/ 25 September 1998

New hope in war against Aids

Howard Barrell

A group of leading South African scientists is putting together a R50- million project to develop a vaccine to fight what Deputy President Thabo Mbeki and others have called the country’s gravest threat, the HIV/Aids epidemic.

The scientists believe South Africa has a window of opportunity in which to develop a vaccine which can win the war against the strain of the virus currently devastating Africa.

The Department of Health, various science councils and research bodies in South Africa and abroad, life assurance companies like Old Mutual, and several other local companies have expressed an interest and are evaluating the project and how it can best be supported.

One of the driving forces behind the campaign to get the project off the ground, Dr Walter Prozesky, told the Mail & Guardian that insufficient attention had been paid in the past to developing an Aids vaccine.

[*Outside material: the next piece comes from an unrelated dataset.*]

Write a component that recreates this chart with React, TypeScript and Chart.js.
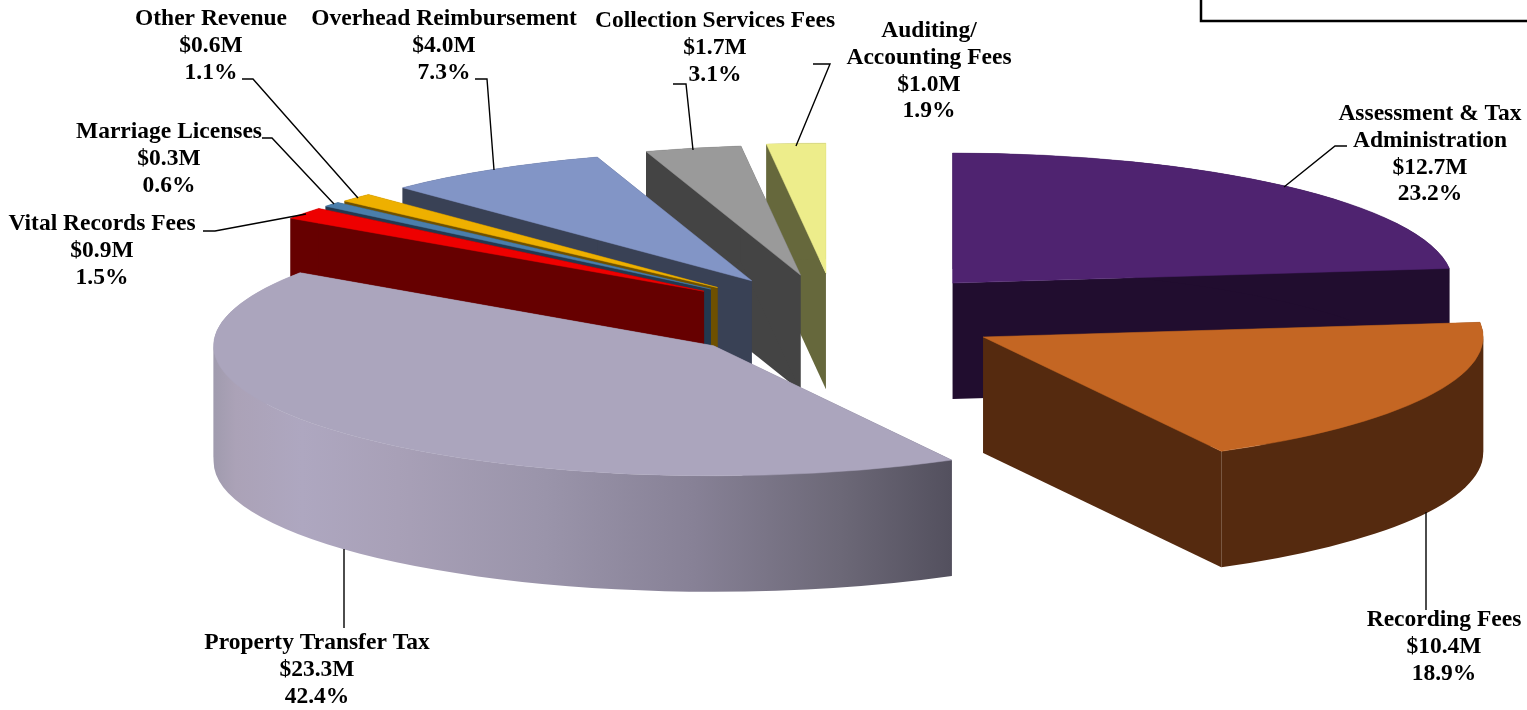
import React, { useEffect, useRef } from "react";
import { Chart, registerables } from "chart.js";

Chart.register(...registerables);

const categories = [
  ["Assessment & Tax", "Administration"],
  ["Recording Fees"],
  ["Property Transfer Tax"],
  ["Vital Records Fees"],
  ["Marriage Licenses"],
  ["Other Revenue"],
  ["Overhead Reimbursement"],
  ["Collection Services Fees"],
  ["Auditing/", "Accounting Fees"],
];
const amounts = [12.7, 10.4, 23.3, 0.9, 0.3, 0.6, 4.0, 1.7, 1.0];
const shares = [23.2, 18.9, 42.4, 1.5, 0.6, 1.1, 7.3, 3.1, 1.9];

const faceColors = ["#4f2370", "#c46623", "#aba5bd", "#ee0000", "#4a7eab", "#eeb000", "#8295c6", "#9a9a9a", "#eded8b"];
const wallColors = ["#210d2f", "#552a0f", "", "#660000", "#23384f", "#6e5000", "#394155", "#444444", "#66683c"];
const explode = [175, 166, 165, 165, 165, 164, 163, 165, 169];
const drawOrder = [0, 1, 8, 7, 6, 5, 4, 3, 2];

const TILT = 0.26;
const DEPTH = 116;
const RADIUS = 500;

const propertyWallStops: [number, string][] = [
  [0, "#a09bae"],
  [0.03, "#aba2b7"],
  [0.12, "#aea7c0"],
  [0.25, "#a8a0b7"],
  [0.45, "#9a94aa"],
  [0.65, "#878196"],
  [0.85, "#6c6877"],
  [1, "#53505e"],
];

const labelCentres = [1430, 1444, 317, 102, 169, 211, 444, 715, 929];
const labelFirstLines = [114, 620, 643, 224, 132, 19, 19, 21, 31];
const LINE_HEIGHT = 26.8;

const leaders: [number, number][][] = [
  [[1347, 146], [1335, 146], [1284, 187]],
  [[1426, 512], [1426, 610]],
  [[344, 549], [344, 628]],
  [[203, 231], [215, 231], [306, 214]],
  [[262, 138], [272, 138], [334, 204]],
  [[242, 79], [253, 79], [358, 198]],
  [[475, 79], [487, 79], [494, 170]],
  [[673, 84], [686, 84], [693, 150]],
  [[813, 64], [830, 64], [796, 146]],
];
const framePath: [number, number][] = [[1201, 0], [1201, 21], [1527, 21]];

function wallFill(ctx: CanvasRenderingContext2D, i: number, ax: number, R: number, endX: number) {
  if (wallColors[i]) return wallColors[i];
  const g = ctx.createLinearGradient(ax - R, 0, endX, 0);
  propertyWallStops.forEach(([p, c]) => g.addColorStop(p, c));
  return g;
}

// Angle ranges of the rim between its left and right silhouette points.
function rimRanges(a0: number, a1: number) {
  const cuts = [a0];
  for (let k = Math.ceil(a0 / Math.PI); k * Math.PI < a1; k++) {
    if (k * Math.PI > a0) cuts.push(k * Math.PI);
  }
  cuts.push(a1);
  return cuts.slice(1).map((c, i) => [cuts[i], c]);
}

const pie3d = {
  id: "pie3d",
  beforeDatasetDraw(chart: any) {
    const ctx: CanvasRenderingContext2D = chart.ctx;
    const arcs = chart.getDatasetMeta(0).data;
    drawOrder.forEach((i) => {
      const arc = arcs[i];
      const { x, y, startAngle: a0, endAngle: a1, outerRadius: R } = arc;
      const d = arc.options.offset;
      const mid = (a0 + a1) / 2;
      const ax = x + d * Math.cos(mid);
      const ay = y + d * Math.sin(mid) * TILT;
      const px = (a: number) => ax + R * Math.cos(a);
      const py = (a: number) => ay + R * Math.sin(a) * TILT;

      ctx.save();
      ctx.fillStyle = wallFill(ctx, i, ax, R, px(a0));
      [a0, a1].forEach((a) => {
        ctx.beginPath();
        ctx.moveTo(ax, ay);
        ctx.lineTo(px(a), py(a));
        ctx.lineTo(px(a), py(a) + DEPTH);
        ctx.lineTo(ax, ay + DEPTH);
        ctx.closePath();
        ctx.fill();
      });
      rimRanges(a0, a1).forEach(([s, e]) => {
        ctx.beginPath();
        ctx.ellipse(ax, ay, R, R * TILT, 0, s, e, false);
        ctx.ellipse(ax, ay + DEPTH, R, R * TILT, 0, e, s, true);
        ctx.closePath();
        ctx.fill();
      });
      ctx.fillStyle = arc.options.backgroundColor;
      ctx.strokeStyle = arc.options.backgroundColor;
      ctx.lineWidth = 0.5;
      ctx.beginPath();
      ctx.moveTo(ax, ay);
      ctx.ellipse(ax, ay, R, R * TILT, 0, a0, a1, false);
      ctx.closePath();
      ctx.fill();
      ctx.stroke();
      ctx.restore();
    });
    return false;
  },
  afterDraw(chart: any) {
    const ctx: CanvasRenderingContext2D = chart.ctx;
    ctx.save();
    ctx.strokeStyle = "#000";
    ctx.lineWidth = 1.4;
    leaders.forEach((pts) => {
      ctx.beginPath();
      pts.forEach(([px, py], k) => (k ? ctx.lineTo(px, py) : ctx.moveTo(px, py)));
      ctx.stroke();
    });
    ctx.lineWidth = 2.5;
    ctx.beginPath();
    framePath.forEach(([px, py], k) => (k ? ctx.lineTo(px, py) : ctx.moveTo(px, py)));
    ctx.stroke();

    ctx.fillStyle = "#000";
    ctx.font = 'bold 23.5px "Liberation Serif"';
    ctx.textAlign = "center";
    ctx.textBaseline = "middle";
    categories.forEach((name, i) => {
      const lines = [...name, `$${amounts[i].toFixed(1)}M`, `${shares[i].toFixed(1)}%`];
      lines.forEach((t, k) => ctx.fillText(t, labelCentres[i], labelFirstLines[i] + k * LINE_HEIGHT));
    });
    ctx.restore();
  },
};

export default function App() {
  const ref = useRef<HTMLCanvasElement>(null);
  useEffect(() => {
    const chart = new Chart(ref.current as HTMLCanvasElement, {
      type: "pie",
      data: {
        labels: categories.map((c) => c.join(" ")),
        datasets: [
          {
            data: shares,
            backgroundColor: faceColors,
            borderWidth: 0,
            offset: explode,
          },
        ],
      },
      options: {
        responsive: false,
        animation: false,
        radius: RADIUS,
        layout: { padding: { left: 145, bottom: 76 } },
        plugins: { legend: { display: false }, tooltip: { enabled: false } },
      },
      plugins: [pie3d],
    } as any);
    return () => chart.destroy();
  }, []);
  return (
    <div style={{ position: "absolute", left: 0, top: 0, width: 1527, height: 710, overflow: "hidden", background: "#fff" }}>
      <canvas ref={ref} width={1527} height={710} style={{ display: "block" }} />
    </div>
  );
}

“Traditional prevention efforts can slow the spread of HIV/Aids, but only an accessible vaccine can bring an end to the epidemic. Yet vaccine development remains a low political and social priority. We are now changing that,” said Prozesky, one of South Africa’s leading virologists who steps down as president of the Medical Research Council at the end of the year.

“I plan to give the project all my time and enthusiasm after my retirement,” he said. “We in this country have the expertise to deal with every stage of development of an HIV/Aids vaccine. We have the epidemiologists, the virologists, the molecular biologists, the immunologists and the clinicians,” he added.

The health department has set up a task group to evaluate the initiative and it plans to establish a bigger body soon to liaise with those involved. The scientists are now awaiting decisive input from the government before they can move to get the project up and running properly.

Prozesky and 50-odd medical and scientific colleagues who have been discussing the initiative at meetings around the country in recent weeks estimate the project will cost about R10-million a year over five years.

They are now looking to raise the necessary funds from the health department, various research bodies, private companies and other sources. The scientists argue the R50-million being asked for is a drop in the ocean compared to the benefits a vaccine could bring in terms of lives saved and reduction of medical and welfare costs.

The latest statistics for South Africa show that, on average, 1 500 people a day are being infected. That means one South African is contracting the disease each minute of each day.

Eskom, the electricity generator, is one South African business that is concerned about the effect the epidemic will have on it. It is one of the more enthusiastic backers of the South African Aids Vaccine Initiative, as the project is called.

Eskom estimates that if the current rate of spread of HIV/Aids continues between now and the year 2012, the sickness, absenteeism and other disruptions that will result will cost the company R4,8-billion.

Prozesky says scientific advances have “created a sense of optimism within the scientific community that a vaccine can indeed be developed”.

He and his colleagues are in close contact with efforts in the United States and elsewhere to develop HIV vaccines. These include HIVNet, the international network committed to testing HIV vaccines which has two test centres in South Africa.

“South Africa must improve its efforts to prevent the disease and to make people aware of it, as well as to mitigate the consequences of infection. But at the end of the day, South Africa needs an HIV vaccine if it is to have any hope of ending the epidemic,” he says.

“Yet there is currently no effort specifically to develop appropriate vaccines for South Africa, where we have a different strain of HIV from what we find in the US and Europe. We can do it. But it requires commitment to a major national effort.

“There is no other country in sub-Saharan Africa that has the scientific and industrial capacity to make a vaccine for Africa.”

He said he and his colleagues were looking to the government to provide overall strategic direction and support. But the best way to take the initiative forward would be to form an independent, non- profit-making company with a single mandate to develop a vaccine, of which the chair should probably be President Nelson Mandela.